In mathematical systems-modelling, the words 'validation' and 'verification' are used in ways that clarify this expectation. To validate a computer model, for example, would be to ensure that it actually simulates the causal mechanism the scientist has in mind. With complex, multi-agent models, validation is a non-trivial task because these operate at or near the theoretical limits of computability. Once the model has been validated, the next step is to verify it empirically by using it to 'predict the past', as it were.

Verification is relatively straightforward in situations where one is simulating the workings of a well-designed system that has been created for a specific purpose. The concept of verification becomes a philosophical minefield, however, when one is studying ecosystems where social learning, habits and purposeful co-operation shape system dynamics. Accidents of history and geography and expedient, small-scale patterns of co-operation can generate new patterns of learning and forgetting that change the course of history in an utterly unpredictable way.

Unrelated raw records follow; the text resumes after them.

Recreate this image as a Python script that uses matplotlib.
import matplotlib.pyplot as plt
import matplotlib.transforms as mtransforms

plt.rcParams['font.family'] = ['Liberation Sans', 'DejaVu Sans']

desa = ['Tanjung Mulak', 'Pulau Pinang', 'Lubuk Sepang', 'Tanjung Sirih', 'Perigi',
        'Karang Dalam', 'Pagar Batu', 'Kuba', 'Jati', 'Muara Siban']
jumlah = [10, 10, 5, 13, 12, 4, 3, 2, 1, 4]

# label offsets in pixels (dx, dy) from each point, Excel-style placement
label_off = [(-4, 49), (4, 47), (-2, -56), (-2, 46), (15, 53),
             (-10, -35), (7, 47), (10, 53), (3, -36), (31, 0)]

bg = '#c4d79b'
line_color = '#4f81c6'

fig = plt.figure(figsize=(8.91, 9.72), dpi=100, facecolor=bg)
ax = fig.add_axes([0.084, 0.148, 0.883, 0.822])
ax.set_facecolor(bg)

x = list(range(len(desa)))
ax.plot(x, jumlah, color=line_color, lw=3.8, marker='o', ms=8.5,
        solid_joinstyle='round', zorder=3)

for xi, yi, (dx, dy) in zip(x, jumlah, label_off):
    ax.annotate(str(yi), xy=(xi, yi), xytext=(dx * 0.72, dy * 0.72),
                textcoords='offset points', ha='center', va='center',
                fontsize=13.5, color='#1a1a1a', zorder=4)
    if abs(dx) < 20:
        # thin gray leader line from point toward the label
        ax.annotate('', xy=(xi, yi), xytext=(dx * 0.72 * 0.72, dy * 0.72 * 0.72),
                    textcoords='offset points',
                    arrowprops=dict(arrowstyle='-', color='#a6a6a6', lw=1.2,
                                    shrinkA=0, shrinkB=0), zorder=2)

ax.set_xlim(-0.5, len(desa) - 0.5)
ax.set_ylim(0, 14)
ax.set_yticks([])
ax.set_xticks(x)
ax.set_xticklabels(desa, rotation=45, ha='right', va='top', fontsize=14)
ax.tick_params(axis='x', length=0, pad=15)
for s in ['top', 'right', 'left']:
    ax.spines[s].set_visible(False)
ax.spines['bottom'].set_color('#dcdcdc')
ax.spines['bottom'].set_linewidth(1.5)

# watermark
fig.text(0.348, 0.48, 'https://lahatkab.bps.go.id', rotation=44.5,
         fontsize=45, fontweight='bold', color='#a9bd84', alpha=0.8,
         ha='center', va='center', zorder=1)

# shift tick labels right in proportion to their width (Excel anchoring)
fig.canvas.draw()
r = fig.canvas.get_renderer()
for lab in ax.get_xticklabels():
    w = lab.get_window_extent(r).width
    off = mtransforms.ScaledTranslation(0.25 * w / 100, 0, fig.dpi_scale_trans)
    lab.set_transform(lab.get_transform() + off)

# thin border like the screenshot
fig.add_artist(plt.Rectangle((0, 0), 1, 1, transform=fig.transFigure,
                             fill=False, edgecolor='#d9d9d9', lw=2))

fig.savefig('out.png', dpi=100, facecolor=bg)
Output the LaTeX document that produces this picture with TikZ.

These self-organising events can be explained ex post, but not predicted ex ante because they are contingent on knowledge we do not yet have and habits we have not yet begun to acquire.

Any systems model that slavishly predicted the same historical trajectory every time we ran it could reasonably be said to have been invalidated - it has been over-constrained in a way that forces it to simulate one historical trajectory (the history that actually happened) when we have strong reason to believe this time-series was one of an unbounded set of possible histories, many of which we cannot even imagine.

Plesionic complexity places scientific anthropologists in a difficult bind. Either they repudiate conventional, constraint-driven models of causality and abandon hard-science method, or they push plesionic complexity beyond the scientific pale. There is scant help for them in pop-science literature about chaos and fractals or critical humanism because so much of that literature treats narrative explanation as if it were a causal mechanism. Butterflies do not cause hurricanes. If they did, scientists could predict hurricanes by monitoring butterflies and prevent hurricanes by controlling butterfly behaviour. In the same way, individual human beings do not cause genocidal wars or social exclusion. Institutional constraints and power-relations constrain human agency in ways that cause both the social exclusion and the tenor of contemporary discourse.